Daniel Levy and the gentle art of persuasion

It used to be that Spurs’ chairman Daniel Levy was the master of brinkmanship in the transfer window. Never the first to blink in the school of hard knocks that is high level negotiations, he always seemed determined to squeeze the best financial package for his club from any transaction. Such a stance has seen many eleventh hour deal struck – and a few fallen as well. This season however, the head honcho appears to be a man newly discovered of the pleasures of retail therapy.

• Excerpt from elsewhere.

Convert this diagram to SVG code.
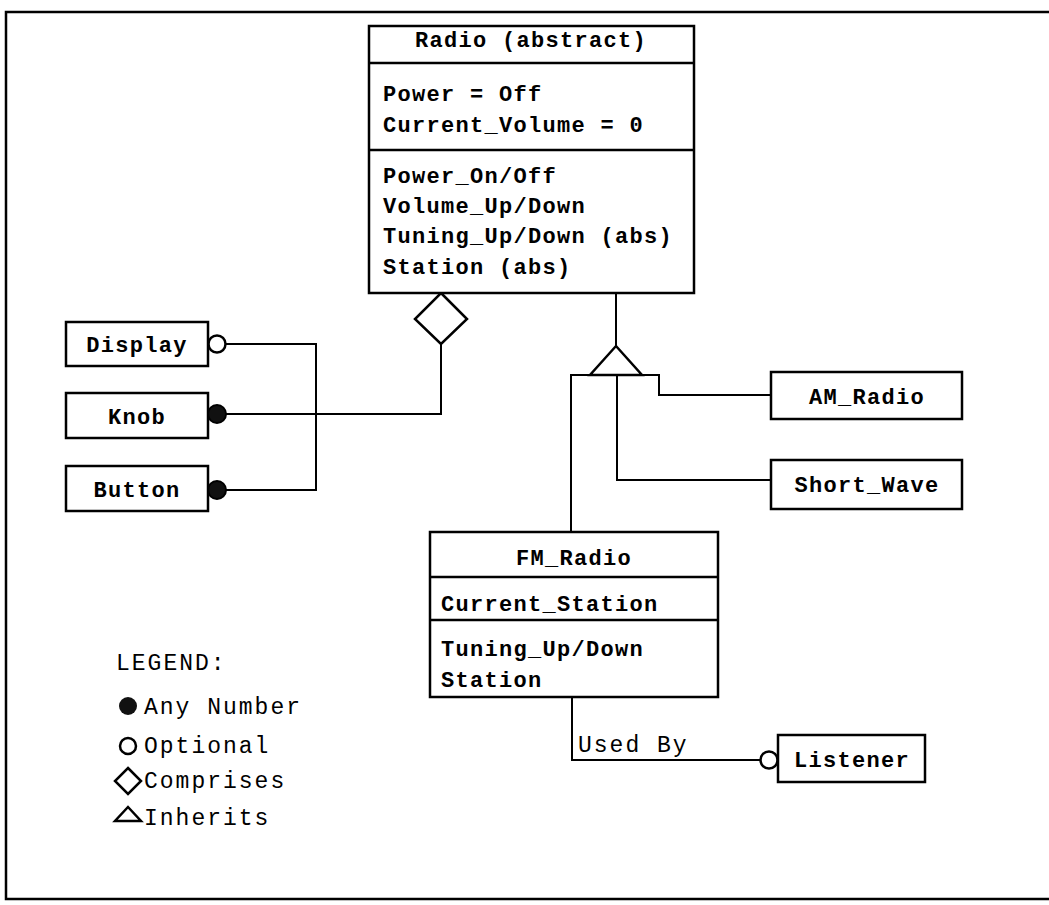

The early phases of the transfer window were very much the Levy of old. It was a ‘No’ to Madrid over any Bale deal. It’s not happening. ‘No hay posibiliad!’  Of course, people weren’t convinced of the statement, just the likelihood that should the Welshman go, Levy would make the Spanish aristocrats wait, and the deal would not be to Spurs’ disadvantage.  Both, of course, came true. It wasn’t however the ‘credit’ side of the club’s ledger that betrayed an apparent change in Levy. It was in their spending. Flush with the promise of the Bale money, Levy loosened the Spurs purse strings and laid out over £100million on new squad acquisitions. All of this being done and dusted before the signatures were on the Real Madrid contracts. One wonders what would have happened if for some reason Bale had not gone to Spain. Doubtless, Levy had it all sorted and sealed though, if not quite signed and delivered.

A further change of image for Levy was also revealed by recently by Christian Eriksen, I the way he was recruited and persuaded to sign for Tottenham. The final signing of the club’s Magnificent Seven acquisitions, the Dane signed a full three days before the window closed for a reported £11.5million. The story is related in Eriksen’s words in an article on The Telegraph online. Apparently Levy and Director of Football, Franco Baldini, flew to Amsterdam determined to get the deal completed as quickly as possible. Eriksen picks up the story. “The first contact was with my agent and then my agent talked to me and I said, ‘Go on, I really want to hear what they have got to say. The day after my agent was (in London) to look around and see everything and talk with the big men, then the day after, they all went to Amsterdam to negotiate with Ajax. The next day, I was here for a medical. It went really quick. Just four days. It really impressed me that they wanted it so badly and wanted to do it so quickly.” Apparently whatever the pair had to say struck a chord with the Dane. He goes on to relate that “The club wants to be in the Champions League next season, for sure, and then we have, of course, to become champions. That is why he spent so much money on good players and that is just the sort of thing I want to be part of.”

It was clearly a case of the Levy charm offensive being successful, and  if the Spurs chairman can  combine this new approach with his hard-bitten financial toughness, going forward, the club will have a strong negotiator in their corner come January and next summer.